I do know I bust my ass for them as best I can, and I'm going to school for them as much as I am for me. But my best and your best aren't necessarily the same.

I want to be an example to my daughter--my sons too, but mostly my daughter.

I also know that if I thought this would be the worst thing for them, I wouldn't do it. But I also know that if I didn't do it, my anger would simply grow and my depression and sense of self-worth worsen. I'd be my mom. I can't fucking have that. My kids don't deserve that.

And now that I think of it, perhaps I AM doing what my mom did to us: making life too goddamn easy. They need to suck it up sometimes.

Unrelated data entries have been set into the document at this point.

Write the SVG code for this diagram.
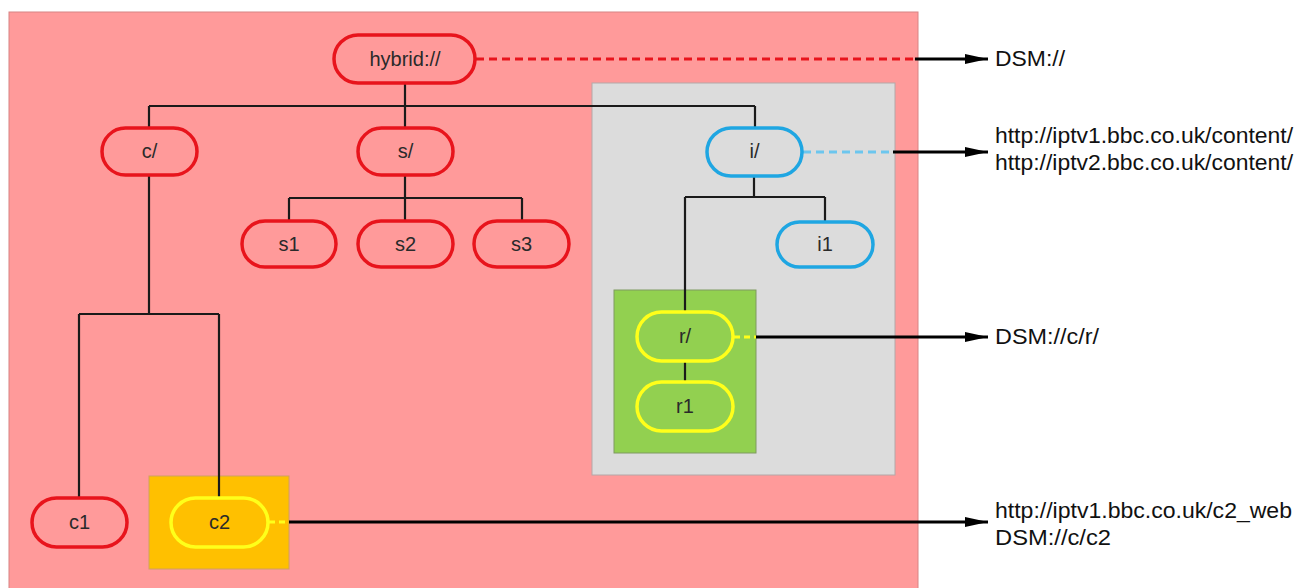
<svg xmlns="http://www.w3.org/2000/svg" width="1295" height="588" viewBox="0 0 1295 588">
<defs>
<style>
.node{fill:none;stroke-width:3.5}
.red{stroke:#e8141c}
.blue{stroke:#1fa6e2}
.yel{stroke:#ffff1a}
.lbl{font-family:"Liberation Sans",Arial,sans-serif;font-size:20px;fill:#2a2a2a;text-anchor:middle}
.out{font-family:"Liberation Sans",Arial,sans-serif;font-size:22px;fill:#111}
.tree{stroke:#1a1a1a;stroke-width:2.2;fill:none}
.arr{stroke:#000;stroke-width:3;fill:none}
</style>
<marker id="ah" viewBox="0 0 23 10" refX="23" refY="5" markerWidth="23" markerHeight="10" markerUnits="userSpaceOnUse" orient="auto">
<path d="M0,0 L23,5 L0,10 Z" fill="#000"/>
</marker>
</defs>
<rect width="1295" height="588" fill="#fff"/>
<g id="areas">
<rect x="9" y="12" width="909" height="590" fill="#ff9a9a" stroke="#d88484" stroke-width="1"/>
<rect x="592" y="83" width="303" height="392" fill="#dcdcdc" stroke="#b4a8a8" stroke-width="1"/>
<rect x="614" y="290" width="142" height="163" fill="#92d050" stroke="#7f9a60" stroke-width="1"/>
<rect x="149" y="476" width="140" height="93" fill="#ffc000" stroke="#d0a060" stroke-width="1"/>
</g>
<g id="connectors">
<path class="tree" d="M405,83 V106 M149,106 H755 M149,106 V128 M405,106 V128 M755,106 V128"/>
<path class="tree" d="M405,175 V198 M289,198 H522 M289,198 V221 M405,198 V221 M522,198 V221"/>
<path class="tree" d="M754,176 V197 M685,197 H825 M685,197 V312 M825,197 V222"/>
<path class="tree" d="M685,361 V382"/>
<path class="tree" d="M149,175 V314 M79,314 H219 M79,314 V498 M219,314 V498"/>
<line x1="476" y1="59" x2="915" y2="59" stroke="#e8141c" stroke-width="3" stroke-dasharray="8,5"/>
<line x1="915" y1="59" x2="988" y2="59" class="arr" marker-end="url(#ah)"/>
<line x1="803" y1="152" x2="893" y2="152" stroke="#6cc6ee" stroke-width="3" stroke-dasharray="8,5"/>
<line x1="893" y1="152" x2="988" y2="152" class="arr" marker-end="url(#ah)"/>
<line x1="734" y1="337" x2="756" y2="337" stroke="#ffff1a" stroke-width="3" stroke-dasharray="6,4"/>
<line x1="756" y1="337" x2="988" y2="337" class="arr" marker-end="url(#ah)"/>
<line x1="269" y1="522" x2="289" y2="522" stroke="#ffff1a" stroke-width="3" stroke-dasharray="6,4"/>
<line x1="289" y1="522" x2="988" y2="522" class="arr" marker-end="url(#ah)"/>
</g>
<g id="n-hybrid"><rect class="node red" x="334" y="35" width="141" height="48" rx="24"/><text class="lbl" x="405" y="66">hybrid://</text></g>
<g id="n-c"><rect class="node red" x="102" y="128" width="95" height="47" rx="23.5"/><text class="lbl" x="149.5" y="158">c/</text></g>
<g id="n-s"><rect class="node red" x="358" y="128" width="95" height="47" rx="23.5"/><text class="lbl" x="405.5" y="158">s/</text></g>
<g id="n-s1"><rect class="node red" x="242" y="221" width="94" height="46" rx="23"/><text class="lbl" x="289" y="251">s1</text></g>
<g id="n-s2"><rect class="node red" x="358" y="221" width="95" height="46" rx="23"/><text class="lbl" x="405.5" y="251">s2</text></g>
<g id="n-s3"><rect class="node red" x="474" y="221" width="95" height="46" rx="23"/><text class="lbl" x="521.5" y="251">s3</text></g>
<g id="n-i"><rect class="node blue" x="707" y="128" width="95" height="48" rx="24"/><text class="lbl" x="754.5" y="158">i/</text></g>
<g id="n-i1"><rect class="node blue" x="777" y="222" width="96" height="45" rx="22.5"/><text class="lbl" x="825" y="251">i1</text></g>
<g id="n-r"><rect class="node yel" x="637" y="312" width="96" height="49" rx="24.5"/><text class="lbl" x="685" y="343">r/</text></g>
<g id="n-r1"><rect class="node yel" x="637" y="382" width="96" height="49" rx="24.5"/><text class="lbl" x="685" y="413">r1</text></g>
<g id="n-c1"><rect class="node red" x="32" y="498" width="95" height="49" rx="24.5"/><text class="lbl" x="79.5" y="529">c1</text></g>
<g id="n-c2"><rect class="node yel" x="171" y="498" width="97" height="49" rx="24.5"/><text class="lbl" x="219.5" y="529">c2</text></g>
<g id="targets">
<text class="out" x="995" y="66" textLength="70" lengthAdjust="spacingAndGlyphs">DSM://</text>
<text class="out" x="995" y="143" textLength="298" lengthAdjust="spacingAndGlyphs">http://iptv1.bbc.co.uk/content/</text>
<text class="out" x="995" y="170" textLength="298" lengthAdjust="spacingAndGlyphs">http://iptv2.bbc.co.uk/content/</text>
<text class="out" x="995" y="344" textLength="104" lengthAdjust="spacingAndGlyphs">DSM://c/r/</text>
<text class="out" x="995" y="518" textLength="297" lengthAdjust="spacingAndGlyphs">http://iptv1.bbc.co.uk/c2_web</text>
<text class="out" x="995" y="545" textLength="116" lengthAdjust="spacingAndGlyphs">DSM://c/c2</text>
</g>
</svg>
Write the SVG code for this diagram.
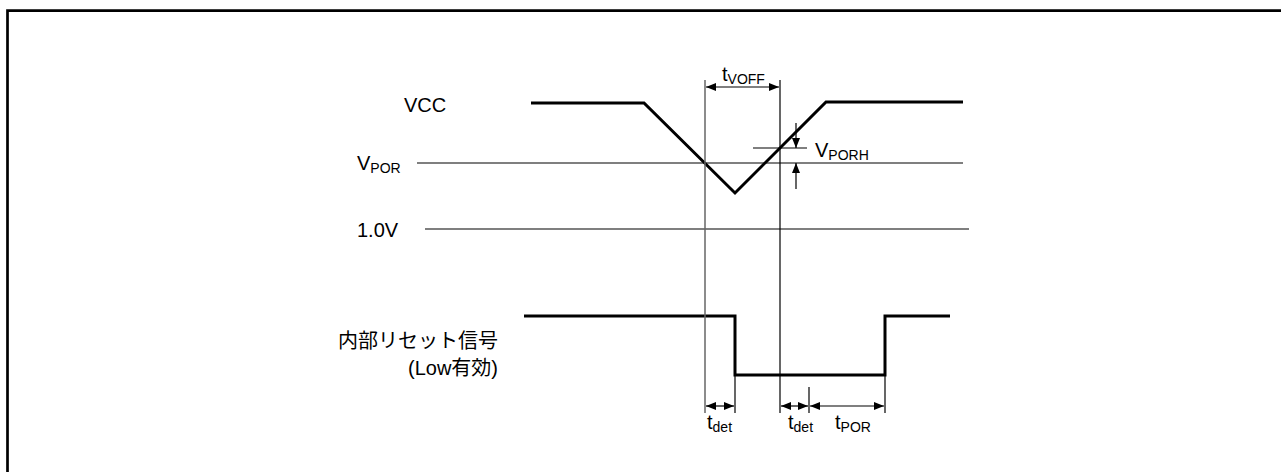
<svg xmlns="http://www.w3.org/2000/svg" width="1281" height="472" viewBox="0 0 1281 472">
<style>
.t{font-family:"Liberation Sans",Arial,"Noto Sans CJK JP",sans-serif;font-size:20px;fill:#000}
.s{font-size:14px}
.thick{fill:none;stroke:#000;stroke-width:3;stroke-linejoin:miter}
.thin{fill:none;stroke:#000;stroke-width:1.2}
.dim{fill:none;stroke:#000;stroke-width:1.2;marker-start:url(#a);marker-end:url(#a)}
</style>
<defs>
<marker id="a" viewBox="0 0 10 8" refX="10" refY="4" markerWidth="10" markerHeight="8" markerUnits="userSpaceOnUse" orient="auto-start-reverse">
<path d="M0,0 L10,4 L0,8 Z" fill="#000"/>
</marker>
</defs>
<rect width="1281" height="472" fill="#fff"/>
<g id="frame">
<path d="M7.5,472 V10.7 H1281" fill="none" stroke="#000" stroke-width="2.7"/>
</g>
<g id="labels">
<text class="t" x="404" y="112">VCC</text>
<text class="t" x="357" y="170">V<tspan class="s" dy="3">POR</tspan></text>
<text class="t" x="357" y="237">1.0V</text>
<text class="t" x="498" y="348" text-anchor="end">内部リセット信号</text>
<text class="t" x="498" y="375" text-anchor="end">(Low有効)</text>
</g>
<g id="levels">
<line class="thin" x1="417" y1="163" x2="963" y2="163"/>
<line class="thin" x1="425" y1="229" x2="969" y2="229"/>
</g>
<g id="vcc">
<polyline class="thick" points="531,103 644,103 735,193 826,102 963,102"/>
</g>
<g id="reset">
<polyline class="thick" points="524,316 735,316 735,375 885,375 885,316 950,316"/>
</g>
<g id="connectors">
<line x1="705" y1="80" x2="705" y2="413" stroke="#666" stroke-width="1.5"/>
<line class="thin" x1="780" y1="80" x2="780" y2="413"/>
<line class="thin" x1="735" y1="375" x2="735" y2="413"/>
<line class="thin" x1="809" y1="387" x2="809" y2="413"/>
<line class="thin" x1="885" y1="375" x2="885" y2="413"/>
<line class="dim" x1="706" y1="87" x2="779" y2="87"/>
<line class="dim" x1="706" y1="406" x2="734" y2="406"/>
<line class="dim" x1="781" y1="406" x2="808" y2="406"/>
<line class="dim" x1="810" y1="406" x2="884" y2="406"/>
<line class="thin" x1="753" y1="148" x2="807" y2="148"/>
<line class="thin" x1="796" y1="123" x2="796" y2="148" marker-end="url(#a)"/>
<line class="thin" x1="796" y1="189" x2="796" y2="163" marker-end="url(#a)"/>
</g>
<g id="dimlabels">
<text class="t" x="722" y="81">t<tspan class="s" dy="3">VOFF</tspan></text>
<text class="t" x="815" y="157">V<tspan class="s" dy="3">PORH</tspan></text>
<text class="t" x="707" y="429">t<tspan class="s" dy="3">det</tspan></text>
<text class="t" x="788" y="429">t<tspan class="s" dy="3">det</tspan></text>
<text class="t" x="835" y="429">t<tspan class="s" dy="3">POR</tspan></text>
</g>
</svg>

So, I'm going. I just hope it works out in the end. This is one area where my ten years of church still very much has a hold on me, and it pisses me off. So much.


  1. Lisa, I hope you can stay in school and make the daycare work out. There's nothing wrong with accepting favors from friends and family who willingly offer. In time you'll be able to repay them, or "pay it forward" as they say.

    The church did take this away from you. As far as I'm concerned you can't blame them enough. Over the years I've seen dozens of LDS women quit school to put hubby through, then raise the family, then be steeped in regret over not finishing their education. But how could they? Aside from the challenges you're facing, they also had PH holders telling them over the pulpit every Sunday that it was selfish for a wife/mother to pursue a career or an education.

    I hope you can work things out. I think you will be an excellent teacher some day. Wish I was close enough to help out.

  2. You can do it, Lisa.

  3. Let me add another "you can do it!" to the chorus. I have been extremely lucky in my schooling, given that I am unmarried and have no children. I can't imagine the difficulties people--particularly women--in your position go through with regard to higher education. You are doing this for all the right reasons. It is awesome to read that you want to be an example to your daughter!

  4. Oh honey... you and I are in the exact same goddamn boat. I'm contemplating several years more of school and I can't believe this happened to me. I graduated from high school at 15, for fuck's sake. I should be in a post-graduate wonderland by now. Instead I had kids at 20 and 22, then took online classes while J finished school and started his career. Now he's entrenched and however much we aim for egalitarianism, it's inevitable that I shape my life around his needs, his schedule, his career. Mine will always take a backseat now.

    I will encourage my children to finish their education and begin their careers either independently of or alongside their partners -- not before, not after. The only way to have real fairness in this situation is for each person to bend to the other. Otherwise the process (and sometimes the relationship) gets horribly mangled.

    You can do it! We both can. Take the help that is offered to you. That's a powerful lesson for your children as well.

  5. I wonder how much of it is this "self-reliance forever!" bullshit pummeled into our brains the entire time we were in the church. I certainly didn't get that growing up. I mean, I've always been stubborn and wanting to do things MY way, but shit.

    Eric's worse than I am about asking and accepting help. So, I do wonder.

    Thank you, Diana and CD for your cheerleading. Chandelle and Donna, I especially appreciate your input.

    It's just good to have someone understand. I don't get that very much.